Re: Reading from HBase problem
Posted by
Hilmi Yildirim on
URL: http://deprecated-apache-flink-user-mailing-list-archive.369.s1.nabble.com/Reading-from-HBase-problem-tp1545p1556.html
Hi,
Now I tested the "count" method. It returns the same result as the
flatmap.groupBy(0).sum(1) method.
Furthermore, the Hbase contains nearly 100 mio. rows but the result
is 102 mio.. This means that the HbaseInput reads more rows than the
HBase contains.
Best Regards,
Hilmi
Am 08.06.2015 um 23:29 schrieb Fabian
Hueske:
Hi Hilmi,
I see two possible reasons:
1) The data source / InputFormat is not properly
working, so not all HBase records are read/forwarded,
or
2) The aggregation / count is buggy
Roberts suggestion will use an alternative mechanism to do
the count.
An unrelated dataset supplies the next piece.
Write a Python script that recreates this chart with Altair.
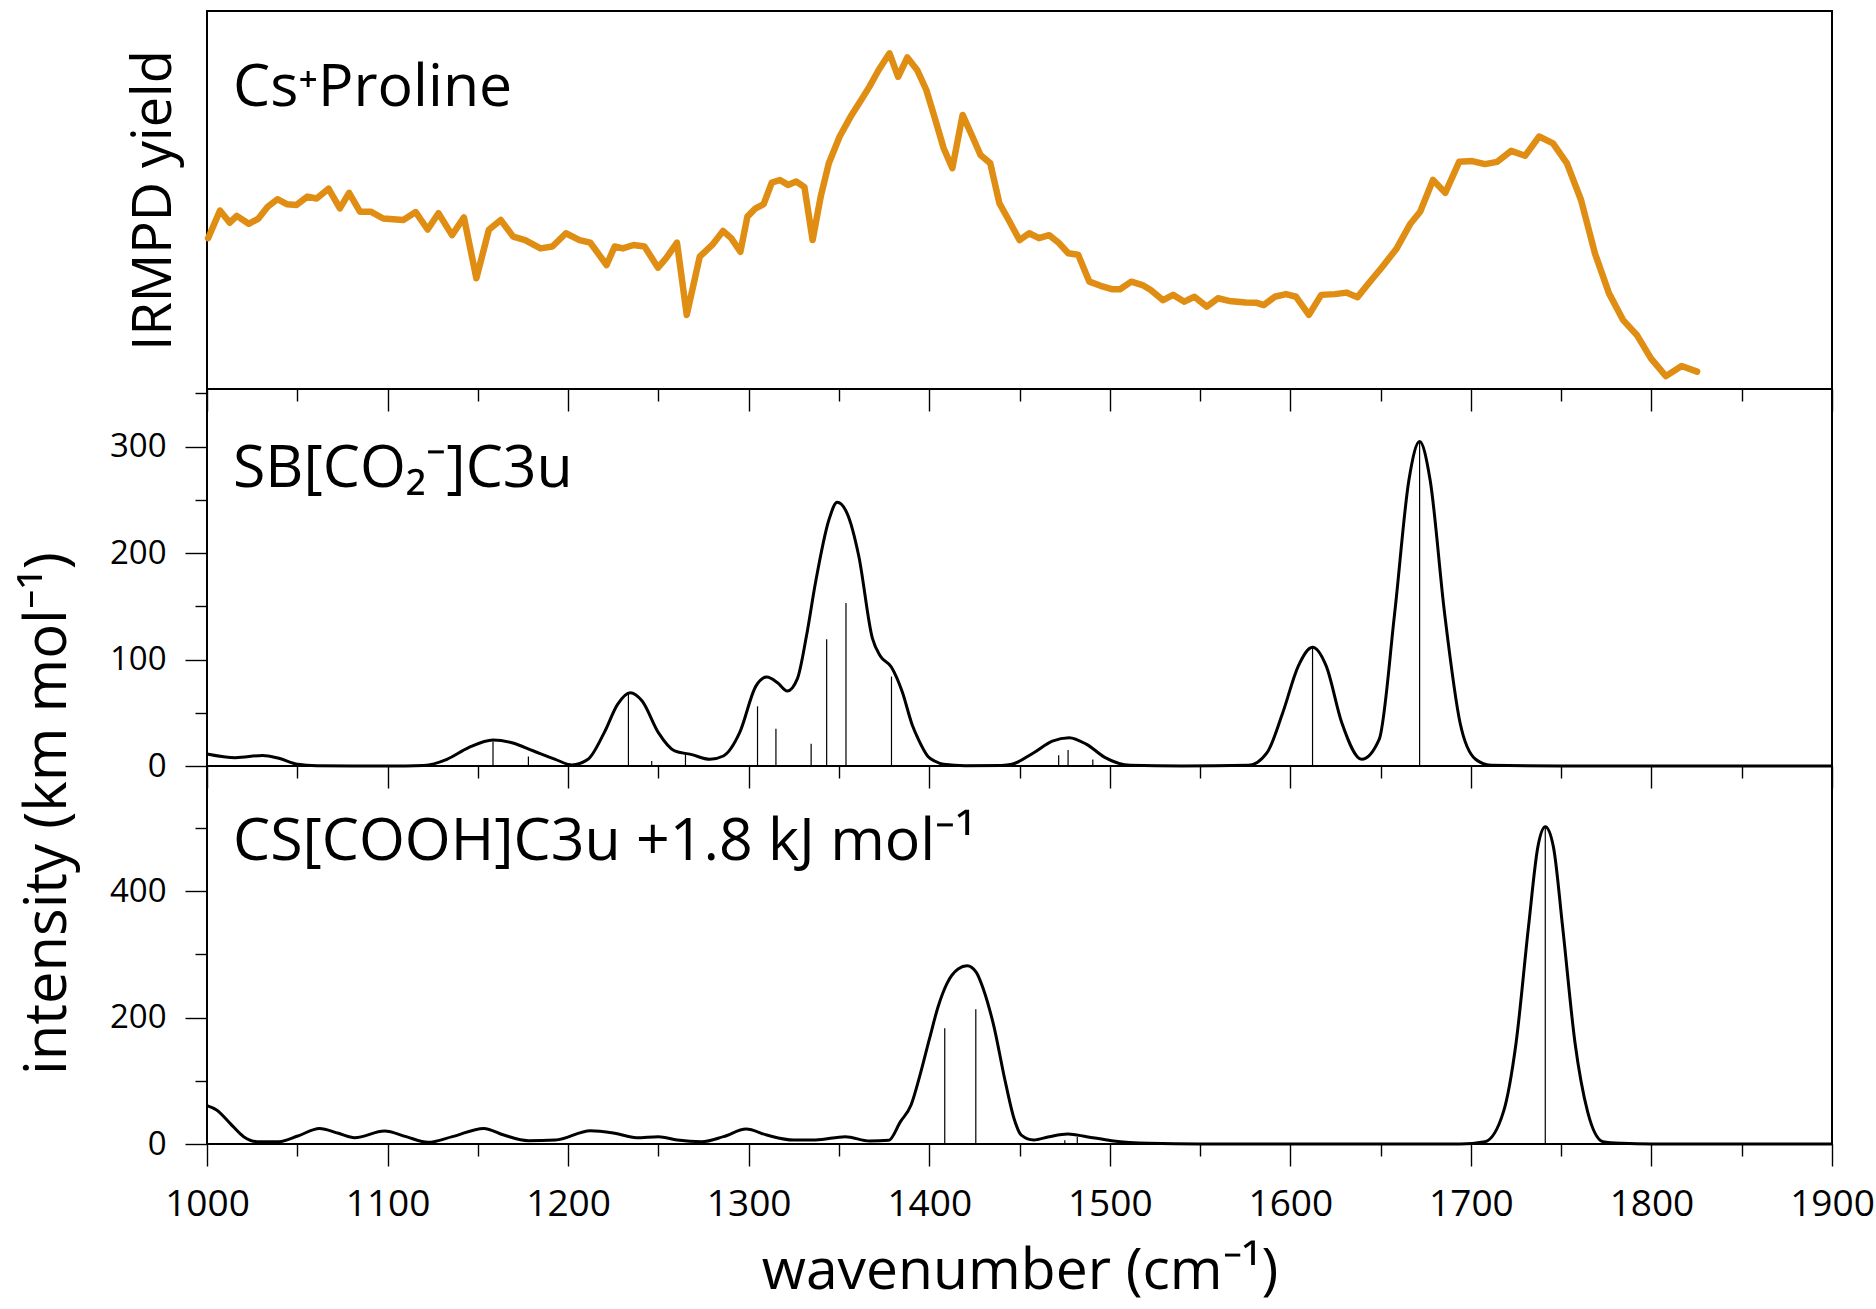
import altair as alt
import pandas as pd

FONT = "Open Sans"
ORANGE = "#E08D14"

# ---- experimental IRMPD spectrum of Cs+Proline (relative yield) ----
irmpd_wn = [1000.6, 1007.2, 1012.6, 1016.5, 1023.1, 1028.5, 1033.6, 1039.0, 1044.2, 1049.6,
            1055.6, 1060.7, 1067.3, 1073.6, 1078.7, 1084.7, 1090.7, 1097.6, 1108.7, 1115.6,
            1122.2, 1128.2, 1135.7, 1142.3, 1149.2, 1156.1, 1162.7, 1169.6, 1176.2, 1184.7,
            1191.3, 1198.8, 1206.3, 1212.3, 1221.3, 1225.8, 1230.3, 1236.3, 1242.3, 1249.8,
            1254.3, 1260.3, 1265.7, 1272.9, 1279.8, 1285.8, 1290.3, 1295.4, 1299.3, 1303.8,
            1308.3, 1312.8, 1317.3, 1321.8, 1326.3, 1330.9, 1335.4, 1339.9, 1344.4, 1350.4,
            1356.4, 1362.4, 1366.9, 1372.0, 1378.0, 1382.8, 1387.9, 1393.3, 1398.4, 1402.9,
            1408.0, 1412.8, 1418.5, 1423.9, 1428.4, 1433.8, 1438.9, 1444.0, 1450.0, 1455.4,
            1460.8,
            1466.4, 1471.7, 1477.0, 1482.5, 1488.7, 1494.9, 1501.1, 1505.7, 1511.9, 1518.1,
            1522.7, 1529.5, 1535.1, 1541.3, 1546.9, 1553.7, 1559.9, 1566.1, 1575.3, 1581.5,
            1585.2, 1591.4, 1597.6, 1603.2, 1610.3, 1617.1, 1624.8, 1631.0, 1637.2, 1643.4,
            1651.1, 1658.9, 1666.6, 1671.9, 1679.0, 1685.8, 1693.5, 1700.7, 1707.8, 1714.6,
            1722.3, 1730.0, 1737.8, 1745.5, 1753.2, 1761.0, 1768.7, 1776.5, 1784.2, 1791.9,
            1799.7, 1808.0, 1816.7, 1825.3]
irmpd_yield = [0.399, 0.472, 0.440, 0.458, 0.437, 0.451, 0.482, 0.502, 0.489, 0.487,
               0.509, 0.504, 0.530, 0.478, 0.519, 0.469, 0.469, 0.451, 0.447, 0.468,
               0.422, 0.465, 0.407, 0.454, 0.293, 0.421, 0.447, 0.403, 0.394, 0.372,
               0.377, 0.412, 0.394, 0.387, 0.328, 0.377, 0.372, 0.381, 0.377, 0.321,
               0.346, 0.387, 0.196, 0.350, 0.381, 0.418, 0.399, 0.363, 0.456, 0.478,
               0.489, 0.546, 0.553, 0.540, 0.549, 0.534, 0.394, 0.509, 0.597, 0.668,
               0.720, 0.765, 0.800, 0.844, 0.888, 0.826, 0.877, 0.844, 0.791, 0.720,
               0.637, 0.584, 0.725, 0.668, 0.619, 0.597, 0.491, 0.447, 0.394, 0.412,
               0.399,
               0.407, 0.387, 0.359, 0.355, 0.284, 0.273, 0.264, 0.264, 0.284, 0.275,
               0.262, 0.235, 0.249, 0.231, 0.244, 0.218, 0.240, 0.233, 0.229, 0.228,
               0.222, 0.244, 0.251, 0.244, 0.196, 0.249, 0.251, 0.255, 0.243, 0.280,
               0.324, 0.372, 0.438, 0.469, 0.553, 0.519, 0.601, 0.603, 0.595, 0.601,
               0.630, 0.617, 0.668, 0.650, 0.597, 0.500, 0.359, 0.253, 0.183, 0.143,
               0.081, 0.034, 0.061, 0.046]

# ---- computed spectrum SB[CO2-]C3u (km/mol) ----
sb_wn = [1000, 1015.8, 1030.8, 1039.8, 1050.3, 1060.8, 1080, 1100, 1120, 1132.9,
         1144.9, 1158.4, 1168.9, 1180.9, 1192.9, 1202.0, 1211.0, 1220.0, 1227.4, 1234.4,
         1241.0, 1250.0, 1259.0, 1268.0, 1278.5, 1286.0, 1295.0, 1304.0, 1310.0, 1316.0,
         1321.4, 1327.0, 1332.0, 1337.0, 1344.5, 1349.0, 1354.4, 1361.0, 1368.5, 1373.0,
         1379.0, 1385.0, 1390.7, 1394.0, 1399.3, 1403.0, 1408.0, 1420, 1440, 1445.8,
         1457.9, 1468.2, 1477.5, 1487.2, 1497.5, 1511.3, 1540, 1576.8, 1587.1, 1595.8,
         1604.4, 1612.3, 1619.9, 1628.5, 1639.5, 1649.2, 1657.8, 1665.7, 1671.6, 1677.4,
         1685.4, 1694.0, 1702.6, 1711.2, 1750, 1900]
sb_int = [11.3, 7.8, 9.9, 7.2, 1.6, 0.3, 0, 0, 0.5, 6.3,
          17.2, 24.4, 21.9, 14.1, 6.3, 1.0, 6.3, 31.3, 57.9, 68.8,
          61.0, 31.3, 14.1, 10.9, 6.3, 9.4, 31.3, 75.0, 83.5, 78.2,
          70.4, 82.0, 122.0, 172.0, 231.4, 247.7, 237.7, 197.0, 120.0, 103.0,
          93.0, 70.0, 38.0, 25.0, 9.0, 4.7, 1.6, 0.3, 0.5, 1.6,
          12.5, 23.4, 26.6, 20.3, 7.8, 0.6, 0, 0.6, 12.5, 50.0,
          93.8, 111.6, 93.8, 40.6, 6.3, 25.0, 143.8, 268.8, 304.7, 268.8,
          143.8, 40.6, 6.3, 0.6, 0, 0]
sb_stick_wn = [1158.4, 1178.0, 1233.4, 1246.3, 1265.0, 1304.9, 1315.1, 1334.6, 1343.2,
               1353.9, 1379.1, 1471.7, 1476.9, 1490.6, 1612.3, 1671.6]
sb_stick_int = [23, 9, 68, 4.7, 12, 56, 35, 21, 119, 153, 84, 10, 15, 6, 111, 304]

# ---- computed spectrum CS[COOH]C3u (km/mol) ----
cs_wn = [1000, 1005.3, 1012.8, 1020.3, 1027.8, 1039.8, 1050.3, 1062.3, 1072.8, 1081.8,
         1098.3, 1110.3, 1122.4, 1135.9, 1153.3, 1164.4, 1177.9, 1193.0, 1212.4, 1225.9,
         1237.9, 1250.0, 1260.5, 1274.0, 1286.0, 1298.6, 1310.0, 1325.0, 1337.0, 1353.5,
         1367.0, 1377.6, 1384.0, 1390.0, 1395.0, 1400.0, 1405.0, 1410.0, 1416.0, 1421.0,
         1426.0, 1430.0, 1435.5, 1442.4, 1447.0, 1451.0, 1457.9, 1466.5, 1476.8, 1487.2,
         1501.0, 1521.7, 1550, 1694,
         1707.8, 1718.1, 1725.0, 1731.9, 1737.1, 1741.2, 1745.7, 1750.8, 1757.7, 1764.6,
         1773.2, 1783.6, 1800, 1900]
cs_int = [60.6, 53.7, 32.6, 11.6, 3.7, 3.7, 12.6, 24.7, 16.9, 10.0,
          20.5, 11.6, 2.6, 11.6, 24.7, 14.2, 5.3, 6.3, 21.1, 16.9,
          10.0, 11.6, 6.3, 3.7, 11.6, 23.7, 14.2, 6.3, 6.3, 11.6,
          4.7, 6.0, 35.0, 62.0, 110.0, 165.0, 218.0, 255.0, 277.0, 282.0,
          272.0, 245.0, 190.0, 95.0, 40.0, 14.0, 6.3, 11.6, 15.8, 11.6,
          5.3, 1.1, 0, 0,
          3.7, 51.6, 159.5, 343.6, 470.1, 501.7, 470.1, 343.6, 159.5, 51.6,
          3.7, 1.1, 0, 0]
cs_stick_wn = [1408.6, 1425.8, 1475.1, 1482.0, 1741.2]
cs_stick_int = [183, 213, 6, 11, 501]

# axis tick positions
x_ticks = list(range(1000, 1901, 50))
sb_ticks = list(range(0, 351, 50))
cs_ticks = list(range(0, 551, 50))

W = 1625
H1, H2, H3 = 378, 377, 378

xscale = alt.Scale(domain=[1000, 1900], nice=False, zero=False)


def long_short(test, long_len, short_len):
    return {"condition": {"test": test, "value": long_len}, "value": short_len}


def x_axis(show_labels=False):
    kw = dict(
        orient="bottom", values=x_ticks, grid=False, domain=False,
        tickColor="black", tickWidth=1.4,
        tickSize=long_short("datum.value % 100 === 0", 22, 12),
    )
    if show_labels:
        kw.update(
            labels=True, format="d",
            labelExpr="datum.value % 100 === 0 ? datum.label : ''",
            labelFont=FONT, labelFontSize=37, labelColor="black", labelPadding=20,
            labelFlush=False, labelOverlap=False,
            title="wavenumber (cm⁻¹)", titleFont=FONT, titleFontSize=57,
            titleFontWeight="normal", titleColor="black", titleY=144,
            titleBaseline="alphabetic",
        )
    else:
        kw.update(labels=False, title=None)
    return alt.Axis(**kw)


def y_axis(values, major_test, title=None):
    kw = dict(
        orient="left", values=values, grid=False, domain=False,
        tickColor="black", tickWidth=1.4,
        tickSize=long_short(major_test, 22, 12),
        labelExpr=f"{major_test} ? datum.label : ''",
        labelFont=FONT, labelFontSize=33, labelColor="black", labelPadding=19,
        labelOverlap=False,
    )
    if title:
        kw.update(title=title, titleFont=FONT, titleFontSize=58, titleFontWeight="normal",
                  titleColor="black", titleX=-142, titleY=47, titleAngle=270,
                  titleAlign="center", titleBaseline="alphabetic")
    else:
        kw.update(title=None)
    return alt.Axis(**kw)


def panel_label(text, baseline_y):
    return alt.Chart(pd.DataFrame({"label": [text]})).mark_text(
        align="left", baseline="alphabetic", font=FONT, fontSize=59, color="black"
    ).encode(x=alt.value(26), y=alt.value(baseline_y), text="label:N")


# ---- top panel: IRMPD ----
irmpd = pd.DataFrame({"wn": irmpd_wn, "y": irmpd_yield})
top_line = alt.Chart(irmpd).mark_line(
    color=ORANGE, strokeWidth=6.5, strokeJoin="round", strokeCap="round"
).encode(
    x=alt.X("wn:Q", scale=xscale, axis=x_axis()),
    y=alt.Y("y:Q", scale=alt.Scale(domain=[0, 1], nice=False, zero=False),
            axis=alt.Axis(orient="left", title="IRMPD yield", labels=False, ticks=False,
                          domain=False, grid=False, titleFont=FONT, titleFontSize=54,
                          titleFontWeight="normal", titleColor="black", titleX=-37,
                          titleY=189, titleAngle=270, titleAlign="center",
                          titleBaseline="alphabetic")),
)
top = alt.layer(top_line, panel_label("Cs⁺Proline", 95)).properties(width=W, height=H1)

# ---- middle panel: SB[CO2-]C3u ----
sb_scale = alt.Scale(domain=[0, 354], nice=False, zero=False)
sb_curve = alt.Chart(pd.DataFrame({"wn": sb_wn, "i": sb_int})).mark_line(
    color="black", strokeWidth=3, interpolate="monotone"
).encode(
    x=alt.X("wn:Q", scale=xscale, axis=x_axis()),
    y=alt.Y("i:Q", scale=sb_scale, axis=y_axis(sb_ticks, "datum.value % 100 === 0")),
)
sb_sticks = alt.Chart(pd.DataFrame({"wn": sb_stick_wn, "i": sb_stick_int})).mark_rule(
    color="black", strokeWidth=1.2
).encode(x=alt.X("wn:Q", scale=xscale), y=alt.Y("i:Q", scale=sb_scale), y2=alt.datum(0))
mid = alt.layer(sb_curve, sb_sticks, panel_label("SB[CO₂⁻]C3u", 98)).properties(width=W, height=H2)

# ---- bottom panel: CS[COOH]C3u ----
cs_scale = alt.Scale(domain=[0, 598], nice=False, zero=False)
cs_curve = alt.Chart(pd.DataFrame({"wn": cs_wn, "i": cs_int})).mark_line(
    color="black", strokeWidth=3, interpolate="monotone"
).encode(
    x=alt.X("wn:Q", scale=xscale, axis=x_axis(show_labels=True)),
    y=alt.Y("i:Q", scale=cs_scale,
            axis=y_axis(cs_ticks, "datum.value % 200 === 0", title="intensity (km mol⁻¹)")),
)
cs_sticks = alt.Chart(pd.DataFrame({"wn": cs_stick_wn, "i": cs_stick_int})).mark_rule(
    color="black", strokeWidth=1.2
).encode(x=alt.X("wn:Q", scale=xscale), y=alt.Y("i:Q", scale=cs_scale), y2=alt.datum(0))
bot = alt.layer(cs_curve, cs_sticks,
                panel_label("CS[COOH]C3u +1.8 kJ mol⁻¹", 94)).properties(width=W, height=H3)

chart = alt.vconcat(top, mid, bot, spacing=0, bounds="flush").properties(
    padding={"left": 17, "top": 10, "right": 0, "bottom": 7},
    background="white",
).configure_view(stroke="black", strokeWidth=2)

chart.save("out.html", embed_options={"renderer": "svg", "actions": False})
In fact, you can count with groupBy(0).sum()
and accumulators at the same time.
If both counts are the same, this will indicate that the
aggregation is correct and hint that the HBase format is
faulty.
In any case, it would be very good to know your findings.
Please keep us updated.
One more hint, if you want to do a full aggregate, you don't
have to use a "dummy" key like "a". Instead, you can work with
Tuple1<Long> and directly call sum(0) without doing the
groupBy().
Best, Fabian